Last but not least, it is not clear how other provisions of the Directive will work in relation to self-employment. For example, Art. 3(1)(c) includes pay among employment and working conditions, but striving for equal pay in entrepreneurial relationships might prove to be very complicated in practice. Also, the shared burden of proof under Art. 10 of the Directive may create problems. Business deal negotiations usually do not look like a transparent recruitment of employees, so proving non-discrimination will probably be extremely challenging for the respondent.
All of this does not necessarily mean that the ECJ was wrong. The judgment could actually be perceived as a step in the right direction because it might help anti-discrimination law react to the digital transformation of the economy, and related changes in society and work relations. Broad protections against discrimination in self-employment make it significantly easier for all gig workers, who perform their jobs under various types of precarious contracts, to defend themselves against discrimination, irrespective of the precise legal nature of their work relationships.

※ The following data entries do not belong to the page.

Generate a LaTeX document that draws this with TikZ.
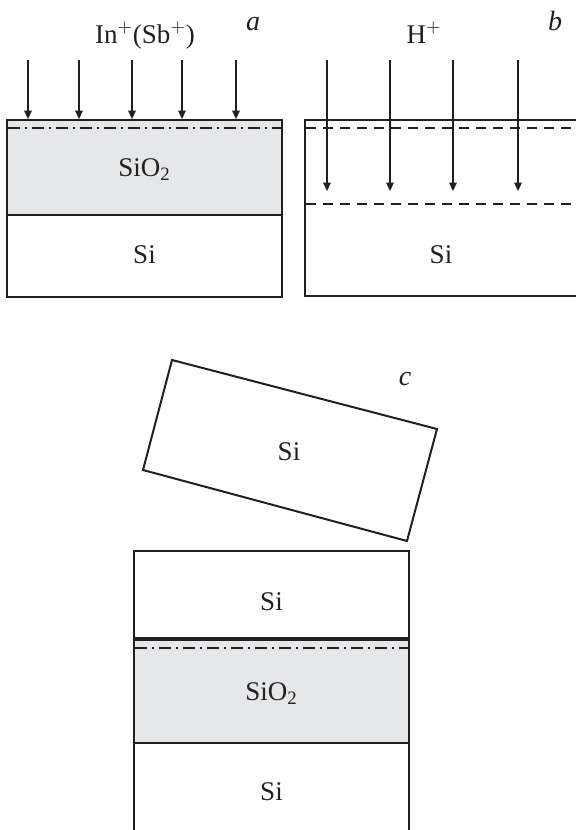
\documentclass[tikz,border=0pt]{standalone}
\usepackage{fontspec}
\setmainfont{Liberation Serif}
\usetikzlibrary{arrows.meta}
\definecolor{oxide}{RGB}{230,231,232}
\definecolor{ink}{RGB}{35,31,32}

\begin{document}
\begin{tikzpicture}[x=0.5pt,y=-0.5pt,
    every node/.style={font=\fontsize{13.5}{16}\selectfont, text=ink, inner sep=0pt, anchor=base},
    tag/.style={font=\fontsize{14}{16}\selectfont\itshape},
    layer/.style={draw=ink, line width=1pt},
    bondline/.style={draw=ink, line width=1.7pt},
    implant/.style={draw=ink, line width=0.8pt, dash pattern=on 6pt off 2.5pt on 1pt off 2.5pt},
    splitline/.style={draw=ink, line width=0.8pt, dash pattern=on 5pt off 3.5pt},
    beam/.style={draw=ink, line width=0.6pt, -{Triangle[length=4.2pt,width=3.8pt]}}]
  \useasboundingbox (0,0) rectangle (576,830);

  % (a) oxidised wafer, In+ (Sb+) implantation
  \fill[oxide] (7,120) rectangle (282,215);
  \draw[layer] (7,120) rectangle (282,297);
  \draw[layer] (7,215) -- (282,215);
  \draw[implant] (8,128) -- (281,128);
  \foreach \x [count=\i] in {28,79,132,182,236} {
    \coordinate (a-top-\i) at (\x,60);
    \coordinate (a-end-\i) at (\x,119);
    \draw[beam] (a-top-\i) -- (a-end-\i);
  }
  \node (ionA) at (145,43) {In$^+$(Sb$^+$)};
  \node[tag] (tagA) at (253,30) {a};
  \node (oxA) at (144.5,176) {SiO\textsubscript{2}};
  \node (siA) at (144.5,263) {Si};

  % (b) second wafer, H+ implantation
  \draw[layer] (576,120) -- (305,120) -- (305,296) -- (576,296);
  \draw[splitline] (306,128) -- (576,128);
  \draw[splitline] (306,204) -- (576,204);
  \foreach \x [count=\i] in {327,390,453,518} {
    \coordinate (b-top-\i) at (\x,60);
    \coordinate (b-end-\i) at (\x,191);
    \draw[beam] (b-top-\i) -- (b-end-\i);
  }
  \node (ionB) at (424,43) {H$^+$};
  \node[tag] (tagB) at (555,30) {b};
  \node (siB) at (441,263) {Si};

  % (c) bonding, tilted wafer above the stack
  \draw[layer] (172,360) -- (437,429) -- (407,541) -- (143,470) -- cycle;
  \node (siC) at (289,460) {Si};
  \node[tag] (tagC) at (405,385) {c};

  % bonded stack
  \fill[oxide] (134,639) rectangle (409,743);
  \draw[layer] (134,830) -- (134,551) -- (409,551) -- (409,830);
  \draw[bondline] (134,639) -- (409,639);
  \draw[layer] (134,743) -- (409,743);
  \draw[implant] (135,648) -- (408,648);
  \node (siTop) at (271.5,610) {Si};
  \node (oxC) at (271.5,700) {SiO\textsubscript{2}};
  \node (siBot) at (271.5,800) {Si};
\end{tikzpicture}
\end{document}
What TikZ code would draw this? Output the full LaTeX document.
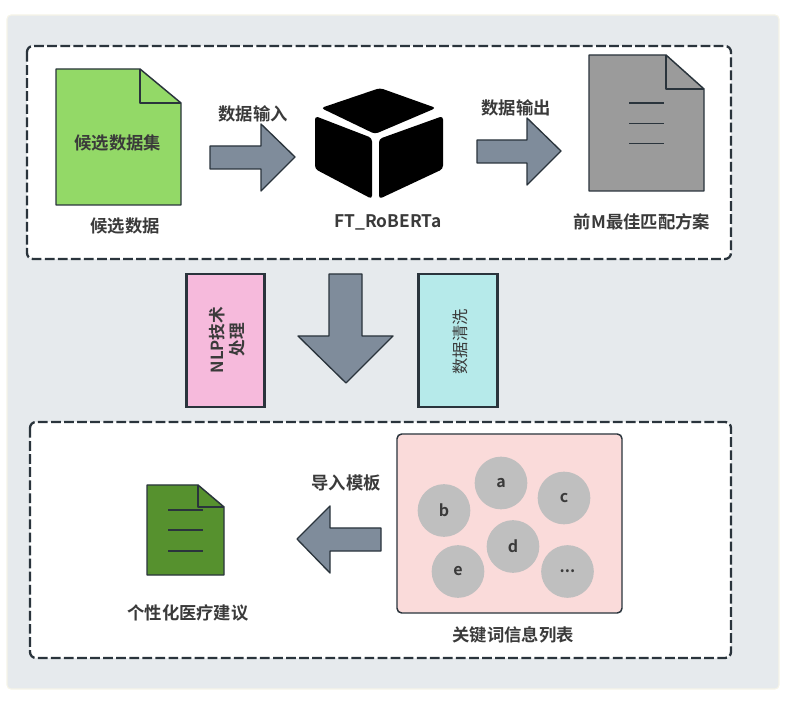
\documentclass[tikz,border=0pt]{standalone}
\usepackage{fontspec}
\setmainfont{Noto Sans CJK SC}[BoldFont={* Bold}]
\definecolor{ink}{HTML}{2A343C}
\definecolor{txt}{HTML}{3A3A3A}
\definecolor{panel}{HTML}{E6EAED}
\definecolor{panelrim}{HTML}{F6F4E8}
\definecolor{arrowc}{HTML}{7F8C9B}
\definecolor{docgreen}{RGB}{147,217,103}
\definecolor{docgrey}{RGB}{155,155,155}
\definecolor{docdark}{RGB}{86,145,46}
\definecolor{notepink}{RGB}{246,186,220}
\definecolor{notecyan}{RGB}{182,234,234}
\definecolor{keypink}{RGB}{250,219,218}
\definecolor{bubgrey}{RGB}{191,191,191}
\tikzset{
  x=0.75pt,y=-0.75pt,
  dashbox/.style={draw=ink,fill=white,line width=1.7pt,rounded corners=4.5pt,dash pattern=on 7.3pt off 2.5pt},
  docshape/.style={draw=ink,line width=1.1pt,line join=round},
  fatarrow/.style={draw=ink,fill=arrowc,line width=1pt,line join=round},
  notebox/.style={draw=ink,line width=1.7pt,minimum height=99.75pt,inner sep=0pt,outer sep=0pt,anchor=north west},
  captext/.style={font=\bfseries\fontsize{13}{15}\selectfont,text=txt,inner sep=0pt},
  bub/.style={circle,fill=bubgrey,minimum size=39.5pt,inner sep=0pt,font=\bfseries\fontsize{12}{14}\selectfont,text=txt},
  docline/.style={draw=ink,line width=0.9pt},
  cubeface/.style={fill=black,rounded corners=2.5pt}
}
\begin{document}
\begin{tikzpicture}
\useasboundingbox (0,0) rectangle (797,709);
\draw[panelrim,fill=panel,line width=0.8pt,rounded corners=3pt] (7,15) rectangle (779,689);
\draw[dashbox] (27,46) rectangle (731,259);
\draw[dashbox] (30,422) rectangle (731,658);

% green document
\draw[docshape,fill=docgreen] (56,69) -- (140,69) -- (181,103) -- (181,205) -- (56,205) -- cycle;
\draw[docshape] (140,69) -- (140,103) -- (181,103);
\node[captext] (docA) at (118,143) {候选数据集};
\node[captext] (capA) at (125,226) {候选数据};

% arrows top
\draw[fatarrow] (210,146) -- (261,146) -- (261,124) -- (295,157) -- (261,191) -- (261,169) -- (210,169) -- cycle;
\node[captext] (lblIn) at (253,114) {数据输入};
\draw[fatarrow] (477,140) -- (527,140) -- (527,118) -- (561,151) -- (527,185) -- (527,163) -- (477,163) -- cycle;
\node[captext] (lblOut) at (516,108) {数据输出};

% cube
\fill[cubeface] (380,88) -- (436,108) -- (375,134) -- (321,108) -- cycle;
\fill[cubeface] (315,116) -- (372,138) -- (372,199) -- (315,169) -- cycle;
\fill[cubeface] (443,116) -- (443,169) -- (379,199) -- (379,139) -- cycle;
\node[captext] (capCube) at (388,222) {FT\_RoBERTa};

% grey doc
\draw[docshape,fill=docgrey] (589,55) -- (666,55) -- (704,89) -- (704,191) -- (589,191) -- cycle;
\draw[docshape] (666,55) -- (666,89) -- (704,89);
\draw[docline] (629,103) -- (664,103);
\draw[docline] (629,123.5) -- (664,123.5);
\draw[docline] (629,143.5) -- (664,143.5);
\node[captext] (capGrey) at (642,222) {前M最佳匹配方案};

% middle row
\node[notebox,minimum width=58.5pt,fill=notepink] (nlp) at (186.5,274) {};
\node[rotate=90,font=\bfseries\fontsize{12.5}{15}\selectfont,text=txt,align=center,inner sep=0pt] (nlpText) at (227,340) {NLP技术\\处理};
\node[notebox,minimum width=59.25pt,fill=notecyan] (clean) at (418.5,274) {};
\node[rotate=90,font=\fontsize{12.2}{14}\selectfont,text=txt,inner sep=0pt] (cleanText) at (460,342) {数据清洗};
\draw[fatarrow] (329,274) -- (362,274) -- (362,336) -- (393,336) -- (346,383) -- (298,336) -- (329,336) -- cycle;

% lower
\draw[docshape,fill=docdark] (147,485) -- (198,485) -- (224,507) -- (224,575) -- (147,575) -- cycle;
\draw[docshape] (198,485) -- (198,507) -- (224,507);
\draw[docline] (168,510) -- (203,510);
\draw[docline] (168,530) -- (203,530);
\draw[docline] (168,551) -- (203,551);
\node[captext] (capDoc) at (188,613) {个性化医疗建议};
\draw[fatarrow] (381,528) -- (330,528) -- (330,506) -- (297,539) -- (330,573) -- (330,551) -- (381,551) -- cycle;
\node[captext] (lblTpl) at (346,483) {导入模板};

\draw[draw=ink,fill=keypink,line width=1.1pt,rounded corners=3.5pt] (397,434) rectangle (622,613);
\node[bub] (a) at (501,483) {a};
\node[bub] (b) at (444,510.5) {b};
\node[bub] (c) at (564,498) {c};
\node[bub] (d) at (513,546.5) {d};
\node[bub] (e) at (458,571.5) {e};
\node[bub] (f) at (567.5,571.5) {...};
\node[captext] (capKey) at (513,635) {关键词信息列表};
\end{tikzpicture}
\end{document}
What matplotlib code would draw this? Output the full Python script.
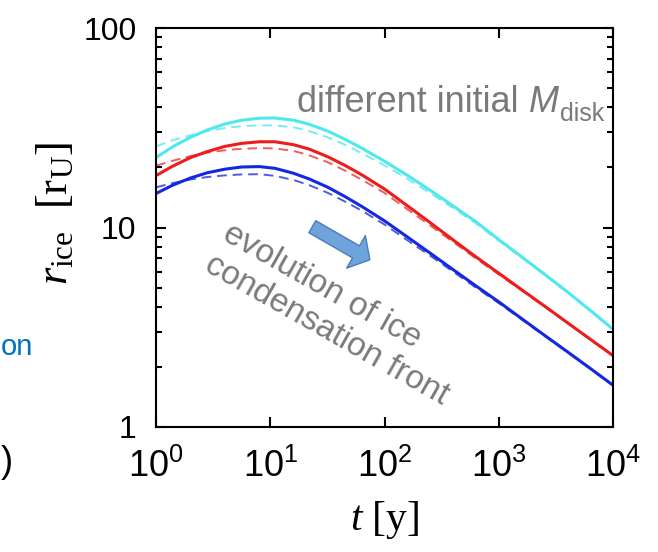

Still, we find it important to point out that the judgment has silently brought a little game-changer into EU anti-discrimination law. Self-employed workers can now file anti-discrimination lawsuits in many situations that may have previously been considered as falling outside the Directive’s scope. And many alleged perpetrators of discrimination might be surprised that the Directive applies to their behavior. How well this will be accepted, particularly in Member States where anti-discrimination law does not exactly flourish, remains to be seen. In the meantime, the ECJ will hopefully have an opportunity to further clarify the newly emerged issues.